Designing a novel dual bed reactor to realize efficient ethanol synthesis from dimethyl ether and syngas

Abstract

A novel dual bed reactor packed with a combination of a zeolite (H-modernite or H-ferrierite) catalyst and a CuZnAl catalyst was proposed to realize direct ethanol (EtOH) synthesis from dimethyl ether (DME) and syngas (CO + H₂). DME and CO were firstly introduced into the upper zeolite bed to commence the carbonylation reaction, and then H₂ was directly introduced into the CuZnAl catalyst bed below to accomplish the hydrogenation of methyl acetate (MA) produced at the first catalyst bed.
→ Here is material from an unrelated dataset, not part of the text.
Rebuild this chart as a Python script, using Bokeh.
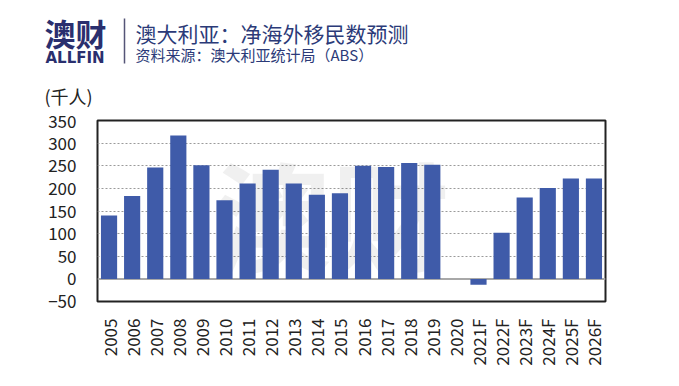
from bokeh.plotting import figure
from bokeh.layouts import column, row
from bokeh.models import FactorRange, Range1d, Label, Span, FixedTicker, ColumnDataSource
from bokeh.core.properties import value
from bokeh.embed import file_html
from bokeh.resources import INLINE

years = ["2005", "2006", "2007", "2008", "2009", "2010", "2011", "2012", "2013", "2014", "2015",
         "2016", "2017", "2018", "2019", "2020", "2021F", "2022F", "2023F", "2024F", "2025F", "2026F"]
net_migration = [140, 183, 246, 317, 251, 174, 211, 241, 211, 186, 189,
                 250, 247, 256, 252, 0, -13, 102, 180, 201, 222, 222]
y_ticks = [-50, 0, 50, 100, 150, 200, 250, 300, 350]
title = "澳大利亚：净海外移民数预测"
subtitle = "资料来源：澳大利亚统计局（ABS）"
unit = "(千人)"

CJK = "Noto Sans CJK SC"
NAVY = "#2b3a78"
LOGO = "#2a2f6e"
W, HH = 665, 114

# ---------- header ----------
h = figure(width=W, height=HH, output_backend="svg", toolbar_location=None,
           x_axis_type=None, y_axis_type=None,
           x_range=Range1d(0, W), y_range=Range1d(HH, 0), min_border=0)
h.grid.grid_line_color = None
h.outline_line_color = None


def txt(x, y, s, size, color, font=CJK, style="normal", align="left"):
    h.text(x=[x], y=[y], text=[s], text_font=value(font), text_font_size=value(size),
           text_font_style=style, text_color=color, text_baseline="middle", text_align=align)


txt(44, 32, "澳财", "31px", LOGO, style="bold")
txt(45, 57, "ALLFIN", "15px", LOGO, font="DejaVu Sans", style="bold")
h.segment(x0=[124], y0=[18], x1=[124], y1=[63], line_color="#555577", line_width=1.5)
txt(135, 32, title, "21px", NAVY)
txt(135, 54, subtitle, "15px", NAVY)
txt(44, 95, unit, "18px", "#222222")

# ---------- chart ----------
p = figure(frame_width=508, frame_height=181, output_backend="svg", toolbar_location=None,
           x_range=FactorRange(*years, range_padding=0), y_range=Range1d(-50, 350),
           min_border_left=97, min_border_top=120 - HH, min_border_right=W - 605,
           min_border_bottom=64)
p.outline_line_color = "#222222"
p.outline_line_width = 2
p.background_fill_color = "white"

# watermark (kept inside the frame)
p.add_layout(Label(x=10.15, y=150, text="澳财", text_align="center", text_baseline="middle",
                   text_font=CJK, text_font_size="118px", text_font_style="bold",
                   text_color="#000000", text_alpha=0.06, level="underlay"))

src = ColumnDataSource(dict(x=years, top=net_migration))
p.vbar(x="x", top="top", bottom=0, width=0.7, source=src, fill_color="#3f5ba9", line_color=None)
p.add_layout(Span(location=0, dimension="width", line_color="#a8a8a8", line_width=2, level="underlay"))

p.xgrid.grid_line_color = None
p.ygrid.ticker = FixedTicker(ticks=[50, 100, 150, 200, 250, 300])
p.ygrid.grid_line_color = "#9a9a9a"
p.ygrid.grid_line_dash = "2 2"
p.ygrid.grid_line_width = 1

p.yaxis.ticker = FixedTicker(ticks=y_ticks)
for ax in (p.xaxis, p.yaxis):
    ax.axis_line_color = None
    ax.major_tick_line_color = None
    ax.minor_tick_line_color = None
    ax.major_label_text_font = CJK
    ax.major_label_text_color = "#222222"
    ax.major_label_text_font_size = "17px"
p.yaxis.major_label_standoff = 15
p.xaxis.major_label_orientation = 1.5708
p.xaxis.major_label_standoff = 11

layout = column(row(h), p, spacing=0)
open("out.html", "w").write(file_html(layout, INLINE))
In this novel dual bed process, DME and CO were introduced into the reactor at the top of the first catalyst bed layer, but H₂ was introduced into the second catalyst bed layer directly through an inner stainless steel tube equipped with evenly distributed holes. Benefitting from the precise control of the distribution of the reactants on the surface of different catalysts, an enhanced catalytic performance was obtained compared with the conventional dual bed reactor which introduced DME and syngas into the reactor simultaneously. The synergistic effects offered by this novel dual bed reactor were further confirmed by numerous comparative tests. Our results show that the excellent catalytic performance in this novel dual bed reactor was ascribed to the improved CO partial pressure in the upper zeolite catalyst bed. Compared with the conventional dual bed reactor, both DME conversion and EtOH yield were almost doubled in this novel dual bed reactor packed with the combination of the H-ferrierite and CuZnAl catalysts.